EXERCISE INSTRUCTIONS: Your task is to reproduce, verbatim and without pictures, the lines from the opening of the listing through the line containing "import seaborn as sns".

DATASET EXCERPT:
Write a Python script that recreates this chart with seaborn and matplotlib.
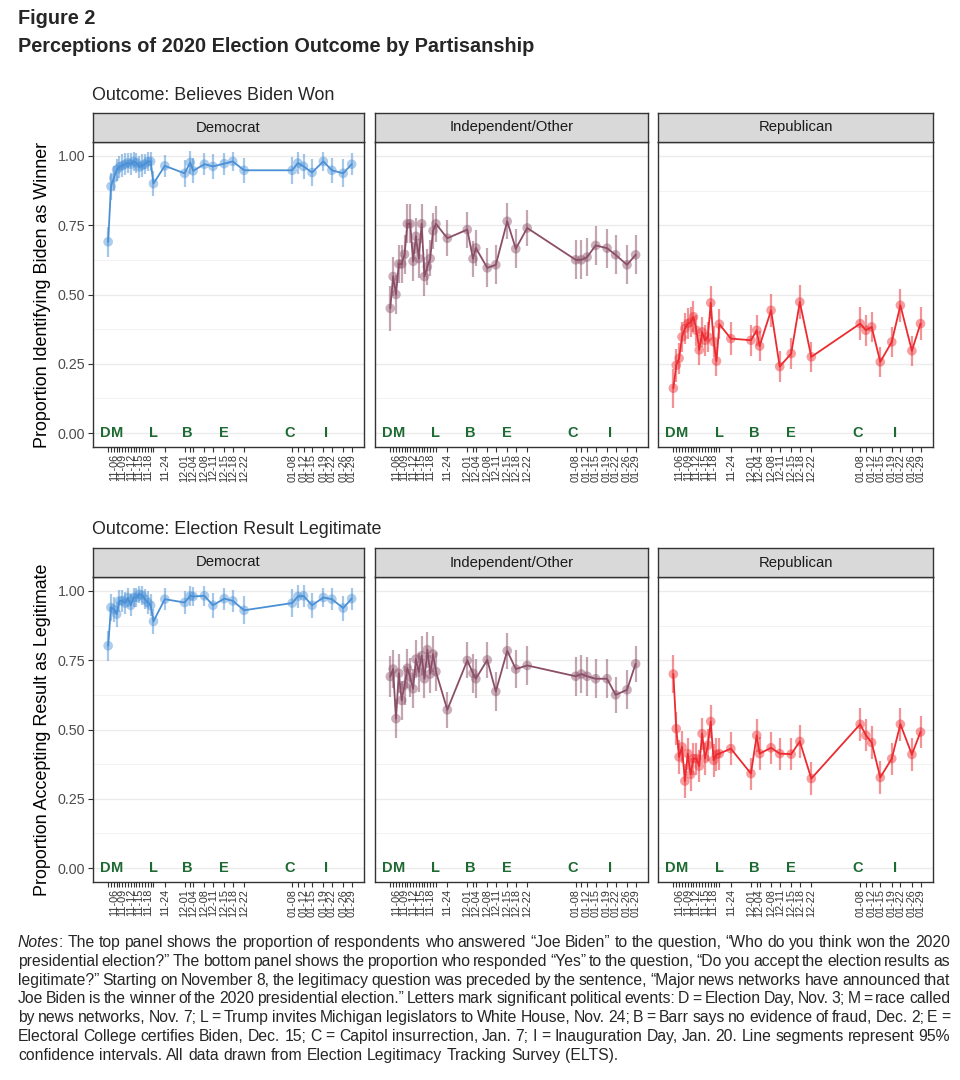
import numpy as np
import pandas as pd
import matplotlib
matplotlib.use("Agg")
import matplotlib.pyplot as plt
import matplotlib.dates as mdates
from matplotlib import font_manager
import seaborn as sns

# ---------------- data ----------------
survey_dates = ["2020-11-04", "2020-11-05", "2020-11-06", "2020-11-07", "2020-11-08",
                "2020-11-09", "2020-11-10", "2020-11-11", "2020-11-12", "2020-11-13",
                "2020-11-14", "2020-11-15", "2020-11-16", "2020-11-17", "2020-11-18",
                "2020-11-19", "2020-11-20", "2020-11-24",
                "2020-12-01", "2020-12-03", "2020-12-04", "2020-12-08", "2020-12-11",
                "2020-12-15", "2020-12-18", "2020-12-22",
                "2021-01-08", "2021-01-10", "2021-01-12", "2021-01-15", "2021-01-19",
                "2021-01-22", "2021-01-26", "2021-01-29"]
tick_labels = ["", "", "11-06", "", "", "11-09", "", "", "11-12", "", "", "11-15", "", "",
               "11-18", "", "", "11-24",
               "12-01", "", "12-04", "12-08", "12-11", "12-15", "12-18", "12-22",
               "01-08", "", "01-12", "01-15", "01-19", "01-22", "01-26", "01-29"]

parties = ["Democrat", "Independent/Other", "Republican"]
outcomes = ["Outcome: Believes Biden Won", "Outcome: Election Result Legitimate"]
y_titles = ["Proportion Identifying Biden as Winner", "Proportion Accepting Result as Legitimate"]

won_dem = [0.69, 0.89, 0.92, 0.95, 0.96, 0.965, 0.97, 0.975, 0.97, 0.98, 0.975, 0.96, 0.965,
           0.97, 0.98, 0.98, 0.90, 0.964,
           0.937, 0.976, 0.946, 0.97, 0.962, 0.972, 0.98, 0.948,
           0.948, 0.974, 0.962, 0.94, 0.98, 0.948, 0.937, 0.97]
won_ind = [0.45, 0.565, 0.50, 0.61, 0.61, 0.645, 0.755, 0.755, 0.62, 0.71, 0.63, 0.755, 0.565,
           0.60, 0.63, 0.73, 0.755, 0.703,
           0.734, 0.629, 0.668, 0.596, 0.607, 0.764, 0.665, 0.74,
           0.625, 0.625, 0.635, 0.677, 0.667, 0.643, 0.607, 0.643]
won_rep = [0.162, 0.245, 0.27, 0.347, 0.377, 0.395, 0.40, 0.42, 0.371, 0.30, 0.365, 0.335, 0.347,
           0.47, 0.33, 0.26, 0.393, 0.341,
           0.335, 0.371, 0.314, 0.443, 0.24, 0.287, 0.473, 0.275,
           0.395, 0.371, 0.383, 0.257, 0.329, 0.461, 0.297, 0.395]
legit_dem = [0.802, 0.94, 0.934, 0.916, 0.964, 0.964, 0.956, 0.976, 0.948, 0.976, 0.976, 0.988, 0.984,
             0.97, 0.958, 0.948, 0.89, 0.97,
             0.958, 0.982, 0.98, 0.982, 0.948, 0.972, 0.964, 0.93,
             0.956, 0.98, 0.982, 0.948, 0.976, 0.97, 0.938, 0.972]
legit_ind = [0.691, 0.718, 0.539, 0.703, 0.605, 0.659, 0.721, 0.689, 0.647, 0.754, 0.707, 0.766, 0.683,
             0.788, 0.70, 0.772, 0.709, 0.571,
             0.749, 0.703, 0.683, 0.751, 0.637, 0.784, 0.718, 0.731,
             0.692, 0.70, 0.692, 0.683, 0.683, 0.625, 0.643, 0.737]
legit_rep = [0.70, 0.503, 0.401, 0.437, 0.314, 0.413, 0.338, 0.395, 0.395, 0.368, 0.485, 0.395, 0.443,
             0.529, 0.389, 0.41, 0.413, 0.431,
             0.341, 0.479, 0.413, 0.434, 0.413, 0.411, 0.457, 0.323,
             0.519, 0.479, 0.453, 0.327, 0.395, 0.519, 0.41, 0.491]

# 95% CI half-widths
ci_won_dem = [0.055, 0.05, 0.045, 0.04, 0.04, 0.04, 0.04, 0.035, 0.04, 0.035, 0.035, 0.04, 0.04,
              0.035, 0.035, 0.035, 0.045, 0.04,
              0.048, 0.04, 0.045, 0.04, 0.045, 0.04, 0.035, 0.045,
              0.048, 0.04, 0.045, 0.05, 0.035, 0.045, 0.05, 0.04]
ci_won_ind = [0.08, 0.07, 0.07, 0.07, 0.07, 0.07, 0.07, 0.07, 0.07, 0.065, 0.07, 0.07, 0.07,
              0.065, 0.065, 0.065, 0.065, 0.065,
              0.065, 0.065, 0.065, 0.07, 0.07, 0.065, 0.07, 0.065,
              0.07, 0.07, 0.07, 0.07, 0.07, 0.07, 0.07, 0.07]
ci_won_rep = [0.07, 0.06, 0.055, 0.055, 0.055, 0.055, 0.055, 0.055, 0.055, 0.055, 0.055, 0.055, 0.055,
              0.06, 0.055, 0.055, 0.055, 0.06,
              0.055, 0.055, 0.055, 0.06, 0.055, 0.055, 0.06, 0.055,
              0.06, 0.055, 0.055, 0.055, 0.055, 0.06, 0.055, 0.06]
ci_legit_dem = [0.055, 0.05, 0.045, 0.045, 0.04, 0.04, 0.04, 0.035, 0.04, 0.035, 0.035, 0.03, 0.035,
                0.035, 0.04, 0.04, 0.045, 0.04,
                0.04, 0.035, 0.035, 0.035, 0.045, 0.04, 0.04, 0.05,
                0.05, 0.04, 0.04, 0.045, 0.035, 0.04, 0.045, 0.04]
ci_legit_ind = [0.075, 0.07, 0.07, 0.07, 0.07, 0.07, 0.07, 0.07, 0.07, 0.07, 0.07, 0.07, 0.07,
                0.065, 0.07, 0.065, 0.07, 0.065,
                0.065, 0.07, 0.07, 0.065, 0.07, 0.065, 0.07, 0.07,
                0.07, 0.07, 0.07, 0.07, 0.07, 0.065, 0.07, 0.065]
ci_legit_rep = [0.068, 0.06, 0.06, 0.058, 0.06, 0.058, 0.058, 0.058, 0.058, 0.058, 0.058, 0.058, 0.058,
                0.06, 0.06, 0.058, 0.058, 0.06,
                0.058, 0.06, 0.06, 0.058, 0.058, 0.058, 0.06, 0.06,
                0.06, 0.058, 0.058, 0.058, 0.058, 0.06, 0.06, 0.058]

event_letters = ["D", "M", "L", "B", "E", "C", "I"]
event_dates = ["2020-11-03", "2020-11-07", "2020-11-20", "2020-12-02", "2020-12-15",
               "2021-01-07", "2021-01-20"]

values = {(0, 0): (won_dem, ci_won_dem), (0, 1): (won_ind, ci_won_ind), (0, 2): (won_rep, ci_won_rep),
          (1, 0): (legit_dem, ci_legit_dem), (1, 1): (legit_ind, ci_legit_ind),
          (1, 2): (legit_rep, ci_legit_rep)}
colors = {"Democrat": "#4A90D6", "Independent/Other": "#8A4F66", "Republican": "#EC2B30"}

rows = []
for (r, c), (vals, cis) in values.items():
    for d, v, h in zip(survey_dates, vals, cis):
        rows.append(dict(outcome=outcomes[r], party=parties[c], date=pd.Timestamp(d),
                         value=v, lo=v - h, hi=v + h))
df = pd.DataFrame(rows)

# ---------------- style ----------------
sns.set_theme(style="white")
avail = {f.name for f in font_manager.fontManager.ttflist}
base_font = "Liberation Sans" if "Liberation Sans" in avail else "DejaVu Sans"
narrow_font = "Liberation Sans Narrow" if "Liberation Sans Narrow" in avail else base_font
plt.rcParams['font.family'] = [base_font, 'DejaVu Sans']

fig = plt.figure(figsize=(9.6, 10.8), dpi=100)
W, H = 960.0, 1080.0

panel_x = [(93, 364), (375, 648), (658, 933)]
row_y = [(113, 142, 447), (548, 577, 882)]   # strip top, plot top, plot bottom

ev_x = [pd.Timestamp(d) for d in event_dates]
tick_x = [pd.Timestamp(d) for d in survey_dates]
xmin = pd.Timestamp("2020-11-03") - pd.Timedelta(days=4.35)
xmax = pd.Timestamp("2021-01-29") + pd.Timedelta(days=4.35)
green = "#1D6A32"
axis_gray = "#333333"

for r in range(2):
    st, pt, pb = row_y[r]
    for c in range(3):
        x0, x1 = panel_x[c]
        ax = fig.add_axes([x0 / W, 1 - pb / H, (x1 - x0) / W, (pb - pt) / H])
        sax = fig.add_axes([x0 / W, 1 - pt / H, (x1 - x0) / W, (pt - st) / H])
        party = parties[c]
        col = colors[party]
        sub = df[(df.outcome == outcomes[r]) & (df.party == party)].sort_values("date")

        ax.vlines(sub["date"], sub["lo"], sub["hi"], color=col, alpha=0.5, lw=1.6, zorder=2)
        sns.lineplot(data=sub, x="date", y="value", color=col, lw=1.3, ax=ax,
                     estimator=None, sort=True, zorder=3)
        sns.scatterplot(data=sub, x="date", y="value", color=col, s=48, alpha=0.45,
                        edgecolor="none", ax=ax, zorder=4)
        for L, d in zip(event_letters, ev_x):
            ax.text(d, 0, L, ha="center", va="center", color=green, fontweight="bold",
                    fontsize=10.5, zorder=5)

        ax.set_xlim(xmin, xmax)
        ax.set_ylim(-0.05, 1.05)
        ax.set_yticks([0, 0.25, 0.5, 0.75, 1.0])
        ax.set_yticks([0.125, 0.375, 0.625, 0.875], minor=True)
        ax.yaxis.grid(True, which="major", color="#EBEBEB", lw=1.0, zorder=0)
        ax.yaxis.grid(True, which="minor", color="#F2F2F2", lw=0.7, zorder=0)
        ax.xaxis.grid(False)
        ax.set_axisbelow(True)
        ax.set_xticks(tick_x)
        ax.set_xticklabels(tick_labels, rotation=90, fontsize=7.8, color="#333333")
        ax.tick_params(axis="x", which="major", length=3.5, width=0.8, color=axis_gray,
                       bottom=True, pad=1.5)
        if c == 0:
            ax.set_yticklabels(["0.00", "0.25", "0.50", "0.75", "1.00"], fontsize=10.3,
                               color="#4D4D4D")
            ax.tick_params(axis="y", which="major", length=3.5, width=0.8, color=axis_gray,
                           left=True, pad=2)
            ax.tick_params(axis="y", which="minor", length=0, left=False)
            ax.set_ylabel(y_titles[r], fontsize=12.9, color="black", labelpad=5)
        else:
            ax.set_yticklabels([])
            ax.tick_params(axis="y", which="both", length=0, left=False)
            ax.set_ylabel("")
        ax.set_xlabel("")
        for s in ax.spines.values():
            s.set_color(axis_gray)
            s.set_linewidth(1.0)

        sax.set_facecolor("#D9D9D9")
        sax.set_xticks([]); sax.set_yticks([])
        for s in sax.spines.values():
            s.set_color(axis_gray)
            s.set_linewidth(1.0)
        sax.text(0.5, 0.5, party, ha="center", va="center", fontsize=10.7, color="#1A1A1A",
                 transform=sax.transAxes)

    ttl_y = 96 if r == 0 else 529
    fig.text(92 / W, 1 - ttl_y / H, outcomes[r], ha="left", va="center", fontsize=12.9)

fig.text(18 / W, 1 - 18 / H, "Figure 2", ha="left", va="center", fontsize=14.3,
         fontweight="bold")
fig.text(18 / W, 1 - 46 / H, "Perceptions of 2020 Election Outcome by Partisanship",
         ha="left", va="center", fontsize=14.3, fontweight="bold")

# ---------------- notes (justified) ----------------
note_lines = [
    [("Notes", "italic"), (": The top panel shows the proportion of respondents who answered \u201cJoe Biden\u201d to the question, \u201cWho do you think won the 2020", "normal")],
    [("presidential election?\u201d The bottom panel shows the proportion who responded \u201cYes\u201d to the question, \u201cDo you accept the election results as", "normal")],
    [("legitimate?\u201d Starting on November 8, the legitimacy question was preceded by the sentence, \u201cMajor news networks have announced that", "normal")],
    [("Joe Biden is the winner of the 2020 presidential election.\u201d Letters mark significant political events: D = Election Day, Nov. 3; M = race called", "normal")],
    [("by news networks, Nov. 7; L = Trump invites Michigan legislators to White House, Nov. 24; B = Barr says no evidence of fraud, Dec. 2; E =", "normal")],
    [("Electoral College certifies Biden, Dec. 15; C = Capitol insurrection, Jan. 7; I = Inauguration Day, Jan. 20. Line segments represent 95%", "normal")],
    [("confidence intervals. All data drawn from Election Legitimacy Tracking Survey (ELTS).", "normal")],
]
note_fs = 11.3
left_px, right_px = 18, 950
base_y0, line_dy = 947, 18.8
fig.canvas.draw()
rend = fig.canvas.get_renderer()


def measure(s, style):
    t = fig.text(0, 0, s, fontsize=note_fs, family=narrow_font, style=style)
    w = t.get_window_extent(rend).width
    t.remove()
    return w


space_w = measure("a a", "normal") - measure("aa", "normal")
for i, frags in enumerate(note_lines):
    words = []
    cur = []
    for txt, sty in frags:
        parts = txt.split(" ")
        for j, p in enumerate(parts):
            if j > 0:
                if cur:
                    words.append(cur)
                cur = []
            if p:
                cur.append((p, sty))
    if cur:
        words.append(cur)
    widths = [sum(measure(p, s) for p, s in w) for w in words]
    total = sum(widths)
    last = (i == len(note_lines) - 1)
    gap = space_w if last else (right_px - left_px - total) / (len(words) - 1)
    x = left_px
    y = 1 - (base_y0 + i * line_dy) / H
    for w, wd in zip(words, widths):
        xx = x
        for p, s in w:
            fig.text(xx / W, y, p, fontsize=note_fs, family=narrow_font, style=s,
                     ha="left", va="baseline")
            xx += measure(p, s)
        x += wd + gap

fig.savefig("out.png", dpi=100)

SOLUTION TO THE EXERCISE:
Write a Python script that recreates this chart with seaborn and matplotlib.
import numpy as np
import pandas as pd
import matplotlib
matplotlib.use("Agg")
import matplotlib.pyplot as plt
import matplotlib.dates as mdates
from matplotlib import font_manager
import seaborn as sns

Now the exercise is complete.